I will not forget them, never never never, but I can’t say the insistence away from their identity does not give a creeping worry that I am betraying the collective traumas of my sex. I know it isn’t quite rational, but it clings to me like a friend who misses the sexual gag of my old voice a bit too much. Sometimes it overwhelms me, the idea that I have given away something precious, and quickly that overwhelm is replaced by a new type of guilt for building and equating womanhood by suffering and oversexualized body parts. And then that guilt takes over, snapping at my fingers like the itchy cold while I write out metaphors some overactive part of my brain has decided are as evil as the way I slashed my breasts.
At the moment, I don’t have a cure for any of it–the guilt of transition, the guilt of morality, the guilt of poetry. Oh, so much guilt. And for what? To have a vagina I don’t even desire to use as anything more than a joke, a fun fact? A piss poor consolation prize, if you ask me.

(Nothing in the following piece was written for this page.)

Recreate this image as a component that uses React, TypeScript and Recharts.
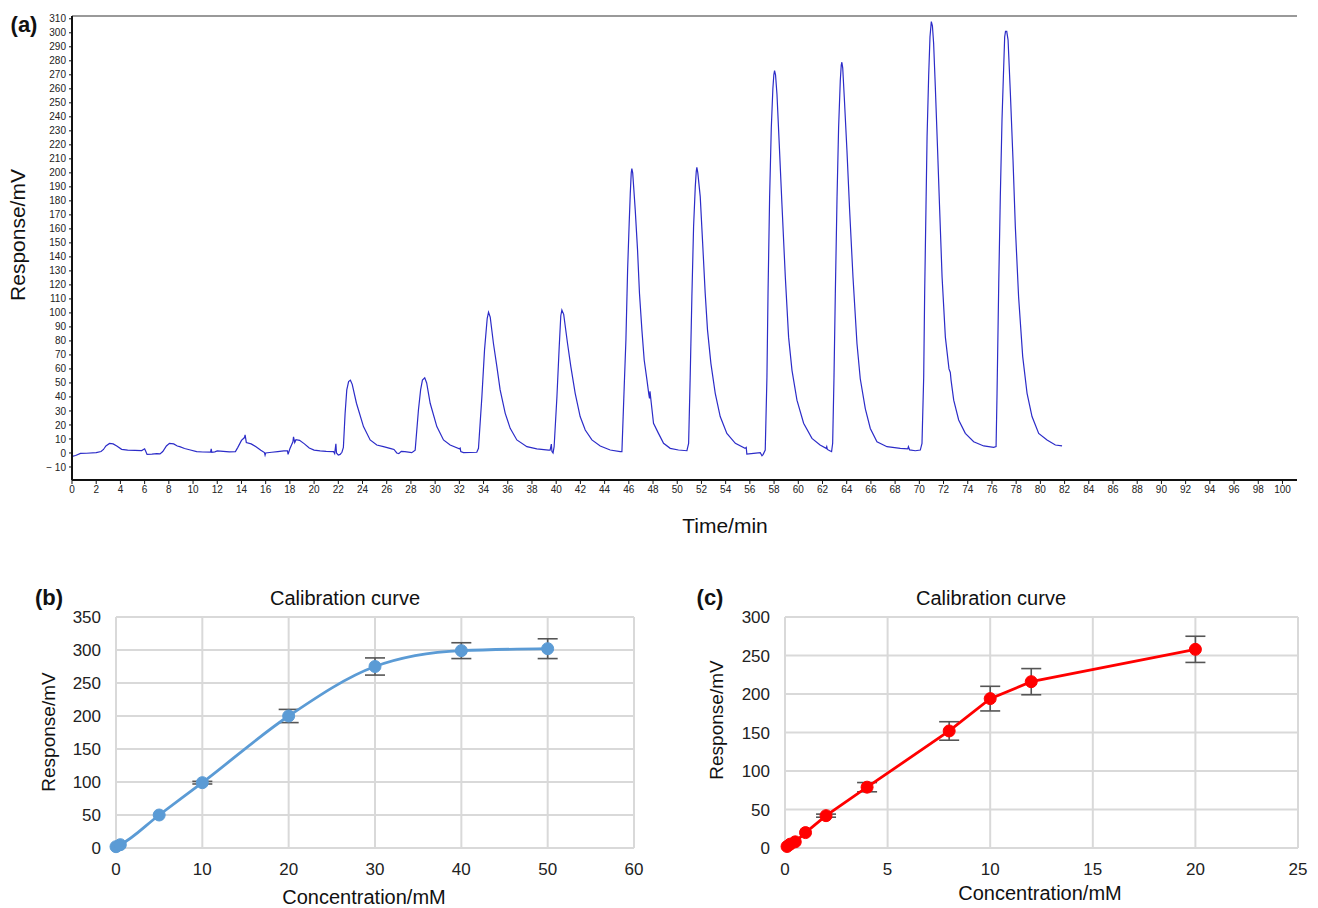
import React from "react";
import {
  LineChart,
  Line,
  XAxis,
  YAxis,
  CartesianGrid,
  ErrorBar,
  ReferenceLine,
} from "recharts";

// (a) chromatogram: [time/min, response/mV]
const trace: [number, number][] = [
  [0, -2.5], [0.3, -1.8], [0.7, -0.3], [1.2, -0.2], [2, 0.2], [2.4, 1], [2.6, 2.5], [2.8, 5], [3.1, 6.8], [3.4, 6.5],
  [3.7, 5], [4.1, 2.6], [4.6, 2], [5.2, 1.8], [5.76, 1.7], [6.0, 3], [6.1, 1], [6.2, -1], [6.6, -0.8], [7, -0.5],
  [7.27, -0.7], [7.5, 1], [7.8, 5], [8.05, 6.9], [8.4, 6.5], [8.7, 5], [8.9, 4.5], [9.3, 3.2], [9.7, 2.3], [10.3, 1],
  [10.8, 0.7], [11.45, 0.6], [11.5, 2.9], [11.55, 0.5], [11.8, 0.8], [12.0, 1.5], [12.5, 1.2], [13, 0.8], [13.5, 1], [13.7, 4],
  [14.0, 9], [14.25, 11], [14.3, 13], [14.4, 7.5], [14.8, 6.5], [15.2, 4.5], [15.6, 2], [15.9, 0.3], [15.95, -1.5], [16.0, 0],
  [16.5, 0.5], [17, 1], [17.5, 1.5], [17.8, 1.5], [17.85, -1], [18.0, 3], [18.25, 8], [18.3, 11.5], [18.4, 7.5], [18.5, 9.5],
  [18.8, 9], [19.2, 6.5], [19.6, 3.5], [20, 2], [20.5, 1.5], [21, 1.2], [21.6, 1], [21.7, -0.5], [21.8, 6.5], [21.85, 0],
  [22.0, -1.5], [22.15, -1],
  [22.3, 0.5], [22.42, 4], [22.56, 28], [22.7, 45], [22.85, 51], [23.0, 52], [23.15, 49], [23.5, 35.5], [24.08, 18.8], [24.63, 9.3],
  [25.18, 5.7], [25.73, 4.5], [26.42, 2.9], [26.6, 2.5], [26.83, 0], [27.0, -0.5], [27.2, 1.2], [27.5, 1], [28.07, 0.2],
  [28.35, 2], [28.62, 30.7], [28.8, 45], [28.95, 52], [29.14, 53.6], [29.3, 50], [29.59, 35.5], [30.14, 18.8], [30.69, 9.3], [31.24, 5.7],
  [32.0, 3], [32.07, 3.5], [32.12, 1], [32.34, 0.3], [33.44, 0.5],
  [33.58, 3.3], [33.86, 40], [34.08, 73.6], [34.3, 96], [34.41, 100.5], [34.55, 97], [34.82, 78], [35.1, 61.7], [35.37, 45], [35.79, 28.3],
  [36.2, 17.6], [36.75, 9.3], [37.58, 4.5], [38.4, 2.9], [39.36, 2.1], [39.5, 2], [39.6, 6.4], [39.65, 1], [39.74, 0],
  [39.83, 4.5], [40.06, 40], [40.25, 75.9], [40.38, 98], [40.47, 102], [40.62, 99], [40.94, 78], [41.21, 61.7], [41.57, 42.6], [41.98, 26],
  [42.4, 16.4], [42.95, 9.3], [43.64, 5], [44.46, 2.1], [45.29, 1],
  [45.43, 1], [45.62, 47.4], [45.76, 80.7], [45.9, 130.7], [46.03, 164], [46.12, 185], [46.2, 200], [46.25, 203], [46.32, 200], [46.4, 190],
  [46.53, 173.6], [46.72, 145], [46.88, 114], [47.08, 87.9], [47.27, 66.4], [47.5, 52], [47.65, 42], [47.71, 39], [47.75, 44], [47.85, 36],
  [48.04, 21.2], [48.45, 14], [48.87, 6.9], [49.42, 3.3], [50.1, 2.1], [50.8, 1.6],
  [50.94, 6.9], [51.07, 54], [51.21, 111.6], [51.35, 161.6], [51.49, 190], [51.57, 201], [51.62, 204], [51.7, 200], [51.9, 183], [52.1, 149.8],
  [52.31, 114], [52.5, 87.9], [52.78, 64], [53.14, 42.6], [53.55, 26], [54.1, 14], [54.8, 6.9], [55.6, 3.3], [55.7, 4], [55.75, -0.8],
  [56.3, -0.3], [56.86, 0.2], [57.0, -2], [57.1, -1],
  [57.27, 2.1], [57.41, 54], [57.5, 114], [57.63, 182], [57.77, 232], [57.9, 260], [57.98, 270], [58.04, 273], [58.12, 270], [58.24, 256],
  [58.43, 220], [58.65, 177.6], [58.93, 125.4], [59.2, 82.7], [59.48, 59], [59.89, 37.7], [60.44, 21.2], [61.13, 10.4], [61.8, 5.7], [62.3, 3.3],
  [62.35, 4.5], [62.4, 2.5], [62.6, 1.6], [62.75, 1],
  [62.84, 6.9], [62.95, 54], [63.06, 114], [63.2, 182], [63.33, 232], [63.47, 266], [63.55, 277], [63.6, 279], [63.67, 275], [63.8, 254],
  [64.02, 216], [64.24, 173.6], [64.52, 125.4], [64.85, 78], [65.12, 53], [65.54, 31.5], [65.95, 17.5], [66.5, 8], [67.33, 4.5], [68.43, 3.3],
  [69.05, 3], [69.1, 4.5], [69.2, 2.2], [69.67, 1.6], [70.08, 2.1],
  [70.22, 6.9], [70.36, 54], [70.44, 114], [70.55, 176], [70.64, 226], [70.77, 269], [70.88, 297], [70.99, 308], [71.08, 305], [71.18, 292.6],
  [71.32, 261.6], [71.51, 216], [71.68, 173.6], [71.88, 125.4], [72.15, 82.7], [72.45, 60], [72.56, 57.5], [72.62, 52], [72.84, 37.7], [73.25, 23.6],
  [73.8, 14], [74.49, 8], [75.32, 5], [76.14, 4],
  [76.34, 4.5], [76.42, 42.6], [76.56, 121], [76.69, 183], [76.83, 238], [76.97, 276], [77.05, 297], [77.12, 301], [77.22, 301], [77.33, 295],
  [77.52, 257], [77.74, 209], [77.93, 161.6], [78.2, 111.6], [78.54, 68.8], [78.9, 42.6], [79.31, 26], [79.86, 14], [80.55, 9.3], [81.24, 5.7],
  [81.79, 5],
];

const timeTicks = [
  0, 2, 4, 6, 8, 10, 12, 14, 16, 18, 20, 22, 24, 26, 28, 30, 32, 34, 36, 38, 40, 42, 44, 46, 48, 50,
  52, 54, 56, 58, 60, 62, 64, 66, 68, 70, 72, 74, 76, 78, 80, 82, 84, 86, 88, 90, 92, 94, 96, 98, 100,
];
const mvTicks = [
  -10, 0, 10, 20, 30, 40, 50, 60, 70, 80, 90, 100, 110, 120, 130, 140, 150, 160,
  170, 180, 190, 200, 210, 220, 230, 240, 250, 260, 270, 280, 290, 300, 310,
];

// (b) calibration, high range
const concB = [0, 0.5, 5, 10, 20, 30, 40, 50];
const respB = [2, 5, 50, 99, 200, 275, 299, 302];
const errB = [0, 0, 0, 2, 10, 13, 12, 15];
const xTicksB = [0, 10, 20, 30, 40, 50, 60];
const yTicksB = [0, 50, 100, 150, 200, 250, 300, 350];

// (c) calibration, low range
const concC = [0.1, 0.25, 0.5, 1, 2, 4, 8, 10, 12, 20];
const respC = [2, 5, 8, 20, 42, 79, 152, 194, 216, 258];
const errC = [0, 0, 0, 0, 2, 6, 12, 16, 17, 17];
const xTicksC = [0, 5, 10, 15, 20, 25];
const yTicksC = [0, 50, 100, 150, 200, 250, 300];

const traceData = trace.map(([t, v]) => ({ t, v }));
const dataB = concB.map((x, i) => ({ x, y: respB[i], err: errB[i] }));
const dataC = concC.map((x, i) => ({ x, y: respC[i], err: errC[i] }));

// minor tick marks on the chromatogram axes
const minorTime: number[] = [];
for (let t = 0; t <= 101; t += 0.5) minorTime.push(t);
const minorMv: number[] = [];
for (let v = -18; v <= 310; v += 2) minorMv.push(v);

const FONT = "'Liberation Sans', Arial, Helvetica, sans-serif";

function Txt({ x, y, size, bold, rotate, children }: any) {
  return (
    <div
      style={{
        position: "absolute",
        left: x,
        top: y,
        fontSize: size,
        fontWeight: bold ? 700 : 400,
        whiteSpace: "nowrap",
        color: "#111",
        lineHeight: 1,
        transform: `translate(-50%, -50%)${rotate ? " rotate(-90deg)" : ""}`,
      }}
    >
      {children}
    </div>
  );
}

function Calibration({ data, color, curve, xDomain, xTicks, yDomain, yTicks, yAxisWidth, width, right }: any) {
  const tickStyle = { fontSize: 17, fill: "#222" };
  return (
    <LineChart width={width} height={348} data={data} margin={{ top: 57, right, left: 0, bottom: 0 }}>
      <CartesianGrid stroke="#d9d9d9" strokeWidth={2} />
      <XAxis
        type="number"
        dataKey="x"
        domain={xDomain}
        ticks={xTicks}
        axisLine={false}
        tickLine={false}
        tick={tickStyle}
        tickMargin={9}
        height={60}
        interval={0}
      />
      <YAxis
        type="number"
        domain={yDomain}
        ticks={yTicks}
        axisLine={false}
        tickLine={false}
        tick={tickStyle}
        tickMargin={9}
        width={yAxisWidth}
        interval={0}
      />
      <Line
        type={curve}
        dataKey="y"
        stroke={color}
        strokeWidth={2.8}
        dot={{ r: 6, fill: color, stroke: color, strokeWidth: 1 }}
        isAnimationActive={false}
      >
        <ErrorBar dataKey="err" width={10} stroke="#555" strokeWidth={1.6} />
      </Line>
    </LineChart>
  );
}

export default function App() {
  const smallTick = { fontSize: 10, fill: "#222" };
  return (
    <div style={{ position: "absolute", left: 0, top: 0, width: 1318, height: 908, background: "#fff", fontFamily: FONT }}>
      <div style={{ position: "absolute", left: 0, top: 0 }}>
        <LineChart width={1318} height={545} data={traceData} margin={{ top: 16, right: 21, left: 0, bottom: 0 }}>
          <XAxis
            xAxisId="minor"
            type="number"
            dataKey="t"
            domain={[0, 101.2]}
            ticks={minorTime}
            allowDataOverflow
            axisLine={false}
            tickSize={2}
            tickLine={{ stroke: "#333" }}
            tickFormatter={() => ""}
            height={0}
            interval={0}
          />
          <XAxis
            type="number"
            dataKey="t"
            domain={[0, 101.2]}
            ticks={timeTicks}
            allowDataOverflow
            axisLine={{ stroke: "#111", strokeWidth: 2 }}
            tickLine={{ stroke: "#111" }}
            tickSize={4}
            tickMargin={2}
            tick={smallTick}
            height={65}
            interval={0}
          />
          <YAxis
            yAxisId="minor"
            type="number"
            domain={[-19.3, 312]}
            ticks={minorMv}
            allowDataOverflow
            axisLine={false}
            tickSize={2}
            tickLine={{ stroke: "#333" }}
            tickFormatter={() => ""}
            width={0}
            interval={0}
          />
          <YAxis
            type="number"
            domain={[-19.3, 312]}
            ticks={mvTicks}
            allowDataOverflow
            axisLine={{ stroke: "#111", strokeWidth: 2 }}
            tickLine={{ stroke: "#111" }}
            tickSize={3}
            tickMargin={3}
            tick={smallTick}
            width={72}
            interval={0}
            tickFormatter={(v: number) => (v < 0 ? `\u2212 ${Math.abs(v)}` : String(v))}
          />
          <ReferenceLine y={312} stroke="#999" strokeWidth={2} />
          <Line
            type="linear"
            dataKey="v"
            stroke="#2c2cc8"
            strokeWidth={1.2}
            dot={false}
            isAnimationActive={false}
          />
        </LineChart>
      </div>
      <Txt x={24} y={25} size={22} bold>(a)</Txt>
      <Txt x={17} y={235} size={21} rotate>Response/mV</Txt>
      <Txt x={725} y={525} size={21}>Time/min</Txt>

      <div style={{ position: "absolute", left: 0, top: 560 }}>
        <Calibration
          data={dataB}
          color="#5b9bd5"
          curve="monotone"
          xDomain={[0, 60]}
          xTicks={xTicksB}
          yDomain={[0, 350]}
          yTicks={yTicksB}
          yAxisWidth={116}
          width={660}
          right={26}
        />
      </div>
      <Txt x={49} y={598} size={22} bold>(b)</Txt>
      <Txt x={345} y={598} size={20}>Calibration curve</Txt>
      <Txt x={48} y={732} size={19} rotate>Response/mV</Txt>
      <Txt x={364} y={897} size={20}>Concentration/mM</Txt>

      <div style={{ position: "absolute", left: 660, top: 560 }}>
        <Calibration
          data={dataC}
          color="#ff0000"
          curve="linear"
          xDomain={[0, 25]}
          xTicks={xTicksC}
          yDomain={[0, 300]}
          yTicks={yTicksC}
          yAxisWidth={125}
          width={658}
          right={20}
        />
      </div>
      <Txt x={710} y={598} size={22} bold>(c)</Txt>
      <Txt x={991} y={598} size={20}>Calibration curve</Txt>
      <Txt x={716} y={720} size={19} rotate>Response/mV</Txt>
      <Txt x={1040} y={893} size={20}>Concentration/mM</Txt>
    </div>
  );
}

But I have a proposed solution.
My mother firmly believes that her ex-husband cheated on her with her best friend, and yet the two are still best friends, neither having ever spoken of the incident(s) nor planned to. There is a forgiveness there that, though I do not understand it fully, I wish to give to myself. I trace over the bare patch on my thigh, hairless evidence of how much I hated what I had been given, and I put that forgiveness into the way my finger rubs the wrinkling scar. We don’t have to talk about it, me and my body and my boyhood and my womanhood and all the baggage that comes with all of that. But we will be friends despite the way we all backstab each other, chasing after husbands through sulci lines in cerebral cornfields.